A current licence or registration is not just a formality. It means the person handling your residential purchase or sale has met minimum education and experience requirements, holds professional indemnity insurance, is subject to trust account audit obligations, and can be held to account by a regulator if something goes wrong. If a dispute later arises over misplaced funds or a serious error, access to a state compensation or fidelity fund is usually only available where the person who caused the loss was properly licensed at the time.

Conveyancing Regulation Differs Across Australia

Most states, including New South Wales, Victoria, Western Australia, South Australia, Tasmania and the Northern Territory, allow both solicitors and specifically licensed or registered conveyancers to carry out property settlements. Queensland and the Australian Capital Territory work differently again: in both jurisdictions, conveyancing must be carried out by a solicitor practising within a law firm, because there is no separate licensed conveyancer occupation. That does not mean the work is unregulated, it simply means the relevant regulator is the state law society or legal services body rather than a consumer affairs department.

Where to Check a Licence in Your State

In New South Wales, licensed conveyancers are recorded on a public register maintained by NSW Fair Trading, which also discloses any disciplinary history. Victoria's licensed conveyancers are searchable through Consumer Affairs Victoria, while Western Australia requires anyone acting as a settlement agent to hold a current licence checked through Consumer Protection WA's settlement agents register. South Australia's registered conveyancers are searchable through Consumer and Business Services, Tasmania runs its own occupational licensing lookup through Consumer, Building and Occupational Services, and the Northern Territory records conveyancing agents through its Agents Licensing Board. If you are in Queensland or the ACT, the equivalent check is confirming the firm is a currently practising law firm through the relevant state law society, since the individual doing your paperwork will usually be a solicitor or a supervised employee of one.

What a Current Licence Actually Confirms

Seeing a licence number or an active entry on a register tells you several things at once. It confirms the person or firm has passed the relevant qualification requirements, that their professional indemnity insurance is current, that they are subject to periodic trust account audits, and that any disciplinary findings against them would be publicly recorded. None of this guarantees a perfect experience, but it means there is a regulatory framework standing behind the transaction, which matters enormously if your property transfer or purchase runs into a problem involving trust money. It also usually tells you how long the person has been practising, since most registers show the original grant date of the licence alongside its current status.

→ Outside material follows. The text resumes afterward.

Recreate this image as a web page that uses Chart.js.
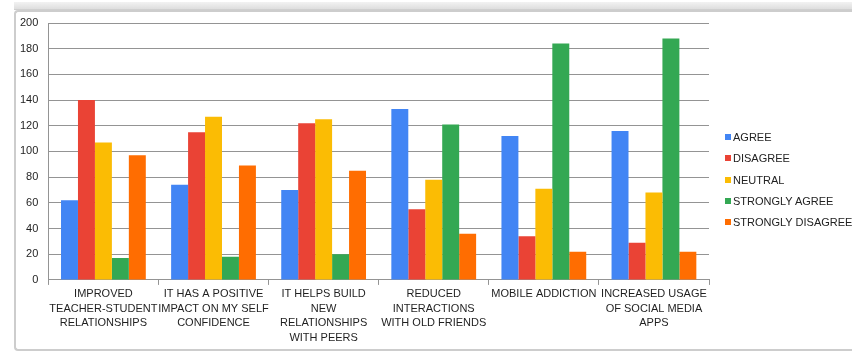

Checking a Firm as Well as an Individual

Many conveyancing businesses operate as companies, with several licensed conveyancers or solicitors working under one corporate name. In states such as New South Wales and Victoria, both the individual signing your documents and the corporate entity itself can hold separate licences, so it is worth confirming both where a business has more than one person handling your file. This matters most when you are dealing with a larger practice or one that operates across multiple offices, since the person you spoke to on the phone is not always the person named on your engagement letter. If anything looks inconsistent between the individual and the business name on your paperwork, it is reasonable to ask for clarification before you proceed.

Warning Signs Someone Might Not Be Licensed

A few signs are worth watching for. A conveyancer who is reluctant to provide a licence number, avoids putting their engagement terms and fees in writing, asks you to pay deposit or settlement funds into a personal or business operating account rather than a trust account, or cannot point to a fixed business address, should raise questions. Genuine, properly licensed conveyancers are used to being asked for this information and will provide it without hesitation, because it is publicly available anyway. Be equally cautious of anyone who claims a licence from one state entitles them to act on a property in a different state, since conveyancing authorisation is generally jurisdiction-specific rather than automatically portable.

What to Do if Someone Isn't Licensed

If your search does not turn up a match, or the licence appears to be suspended or cancelled, do not proceed with that person for your transaction. Report the matter to the relevant state regulator so they can investigate, and choose a different conveyancer or solicitor whose credentials you have confirmed. Continuing with an unlicensed operator, even informally or as a favour, removes the protections a properly regulated conveyancer would otherwise provide, including access to compensation arrangements if trust money goes missing. Most regulators accept reports online or by phone and treat unlicensed trading complaints seriously, since it affects public confidence in the whole profession, not just your individual transaction.

Checking Before You Commit

The best time to check a conveyancer's licence is before you sign any engagement letter or pay a deposit, not after a problem has already emerged. This is especially relevant for first home buyers and anyone using a conveyancer for the first time, since it is easy to assume that anyone offering the service must automatically be authorised to provide it. A quick register check, alongside a clear conversation about fees and the scope of work, gives you a much stronger footing before your transaction gets underway.